— begin Supplied information —

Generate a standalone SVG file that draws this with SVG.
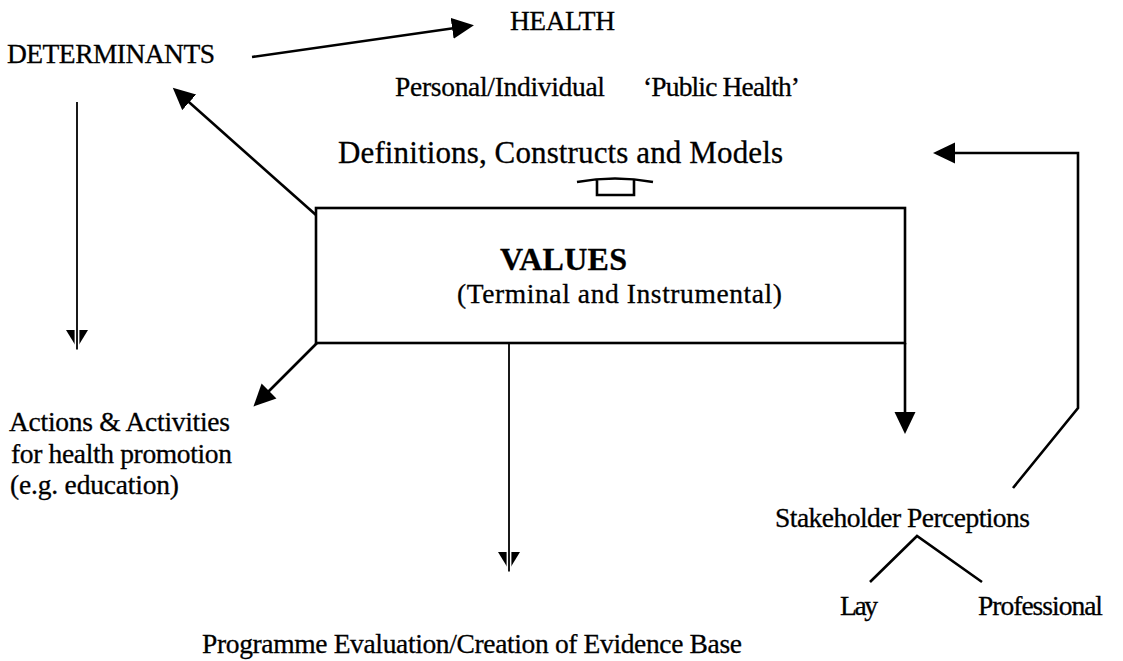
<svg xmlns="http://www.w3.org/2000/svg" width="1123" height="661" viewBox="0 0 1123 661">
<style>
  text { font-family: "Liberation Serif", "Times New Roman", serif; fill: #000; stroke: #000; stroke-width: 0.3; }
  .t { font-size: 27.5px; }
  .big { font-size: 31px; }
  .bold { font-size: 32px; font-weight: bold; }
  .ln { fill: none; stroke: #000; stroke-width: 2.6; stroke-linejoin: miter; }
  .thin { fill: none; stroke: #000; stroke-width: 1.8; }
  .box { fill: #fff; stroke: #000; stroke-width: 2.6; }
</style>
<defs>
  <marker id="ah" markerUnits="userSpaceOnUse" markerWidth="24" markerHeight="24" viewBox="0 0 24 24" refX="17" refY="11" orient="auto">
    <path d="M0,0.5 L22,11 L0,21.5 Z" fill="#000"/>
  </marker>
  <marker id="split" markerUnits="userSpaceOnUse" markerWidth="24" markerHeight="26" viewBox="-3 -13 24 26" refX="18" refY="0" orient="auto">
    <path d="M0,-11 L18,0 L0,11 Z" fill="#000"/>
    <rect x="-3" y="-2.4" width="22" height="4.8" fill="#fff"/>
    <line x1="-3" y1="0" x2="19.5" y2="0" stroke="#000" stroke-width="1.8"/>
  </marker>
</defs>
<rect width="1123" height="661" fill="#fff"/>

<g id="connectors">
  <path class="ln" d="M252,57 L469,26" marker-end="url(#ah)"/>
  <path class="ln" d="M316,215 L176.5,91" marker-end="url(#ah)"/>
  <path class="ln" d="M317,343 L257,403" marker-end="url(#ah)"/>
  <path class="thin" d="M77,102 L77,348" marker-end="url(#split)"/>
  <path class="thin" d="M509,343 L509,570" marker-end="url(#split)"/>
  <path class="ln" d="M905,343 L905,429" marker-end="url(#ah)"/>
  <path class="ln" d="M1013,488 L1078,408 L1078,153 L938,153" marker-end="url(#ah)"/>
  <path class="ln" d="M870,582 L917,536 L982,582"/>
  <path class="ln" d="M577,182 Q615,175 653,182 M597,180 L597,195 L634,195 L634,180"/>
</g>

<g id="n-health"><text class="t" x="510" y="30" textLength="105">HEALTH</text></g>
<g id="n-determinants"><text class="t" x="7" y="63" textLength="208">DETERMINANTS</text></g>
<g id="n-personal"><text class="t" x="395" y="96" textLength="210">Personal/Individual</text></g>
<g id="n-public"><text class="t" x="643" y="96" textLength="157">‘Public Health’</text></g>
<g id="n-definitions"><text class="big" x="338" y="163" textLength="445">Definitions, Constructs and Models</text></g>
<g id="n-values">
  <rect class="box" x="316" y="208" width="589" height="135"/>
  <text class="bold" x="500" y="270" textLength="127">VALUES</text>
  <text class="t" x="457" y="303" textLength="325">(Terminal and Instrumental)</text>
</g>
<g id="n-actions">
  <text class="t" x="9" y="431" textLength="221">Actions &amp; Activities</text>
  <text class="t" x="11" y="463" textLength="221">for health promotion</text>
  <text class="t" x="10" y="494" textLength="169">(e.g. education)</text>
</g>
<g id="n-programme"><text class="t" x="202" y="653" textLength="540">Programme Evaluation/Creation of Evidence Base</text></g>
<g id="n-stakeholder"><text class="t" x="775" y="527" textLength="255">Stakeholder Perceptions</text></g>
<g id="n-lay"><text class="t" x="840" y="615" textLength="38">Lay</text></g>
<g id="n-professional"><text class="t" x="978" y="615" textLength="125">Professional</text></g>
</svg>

— end Supplied information —

> Exercise directions
Repeat the data exactly, without the pictures.

> Completed task
Generate a standalone SVG file that draws this with SVG.
<svg xmlns="http://www.w3.org/2000/svg" width="1123" height="661" viewBox="0 0 1123 661">
<style>
  text { font-family: "Liberation Serif", "Times New Roman", serif; fill: #000; stroke: #000; stroke-width: 0.3; }
  .t { font-size: 27.5px; }
  .big { font-size: 31px; }
  .bold { font-size: 32px; font-weight: bold; }
  .ln { fill: none; stroke: #000; stroke-width: 2.6; stroke-linejoin: miter; }
  .thin { fill: none; stroke: #000; stroke-width: 1.8; }
  .box { fill: #fff; stroke: #000; stroke-width: 2.6; }
</style>
<defs>
  <marker id="ah" markerUnits="userSpaceOnUse" markerWidth="24" markerHeight="24" viewBox="0 0 24 24" refX="17" refY="11" orient="auto">
    <path d="M0,0.5 L22,11 L0,21.5 Z" fill="#000"/>
  </marker>
  <marker id="split" markerUnits="userSpaceOnUse" markerWidth="24" markerHeight="26" viewBox="-3 -13 24 26" refX="18" refY="0" orient="auto">
    <path d="M0,-11 L18,0 L0,11 Z" fill="#000"/>
    <rect x="-3" y="-2.4" width="22" height="4.8" fill="#fff"/>
    <line x1="-3" y1="0" x2="19.5" y2="0" stroke="#000" stroke-width="1.8"/>
  </marker>
</defs>
<rect width="1123" height="661" fill="#fff"/>

<g id="connectors">
  <path class="ln" d="M252,57 L469,26" marker-end="url(#ah)"/>
  <path class="ln" d="M316,215 L176.5,91" marker-end="url(#ah)"/>
  <path class="ln" d="M317,343 L257,403" marker-end="url(#ah)"/>
  <path class="thin" d="M77,102 L77,348" marker-end="url(#split)"/>
  <path class="thin" d="M509,343 L509,570" marker-end="url(#split)"/>
  <path class="ln" d="M905,343 L905,429" marker-end="url(#ah)"/>
  <path class="ln" d="M1013,488 L1078,408 L1078,153 L938,153" marker-end="url(#ah)"/>
  <path class="ln" d="M870,582 L917,536 L982,582"/>
  <path class="ln" d="M577,182 Q615,175 653,182 M597,180 L597,195 L634,195 L634,180"/>
</g>

<g id="n-health"><text class="t" x="510" y="30" textLength="105">HEALTH</text></g>
<g id="n-determinants"><text class="t" x="7" y="63" textLength="208">DETERMINANTS</text></g>
<g id="n-personal"><text class="t" x="395" y="96" textLength="210">Personal/Individual</text></g>
<g id="n-public"><text class="t" x="643" y="96" textLength="157">‘Public Health’</text></g>
<g id="n-definitions"><text class="big" x="338" y="163" textLength="445">Definitions, Constructs and Models</text></g>
<g id="n-values">
  <rect class="box" x="316" y="208" width="589" height="135"/>
  <text class="bold" x="500" y="270" textLength="127">VALUES</text>
  <text class="t" x="457" y="303" textLength="325">(Terminal and Instrumental)</text>
</g>
<g id="n-actions">
  <text class="t" x="9" y="431" textLength="221">Actions &amp; Activities</text>
  <text class="t" x="11" y="463" textLength="221">for health promotion</text>
  <text class="t" x="10" y="494" textLength="169">(e.g. education)</text>
</g>
<g id="n-programme"><text class="t" x="202" y="653" textLength="540">Programme Evaluation/Creation of Evidence Base</text></g>
<g id="n-stakeholder"><text class="t" x="775" y="527" textLength="255">Stakeholder Perceptions</text></g>
<g id="n-lay"><text class="t" x="840" y="615" textLength="38">Lay</text></g>
<g id="n-professional"><text class="t" x="978" y="615" textLength="125">Professional</text></g>
</svg>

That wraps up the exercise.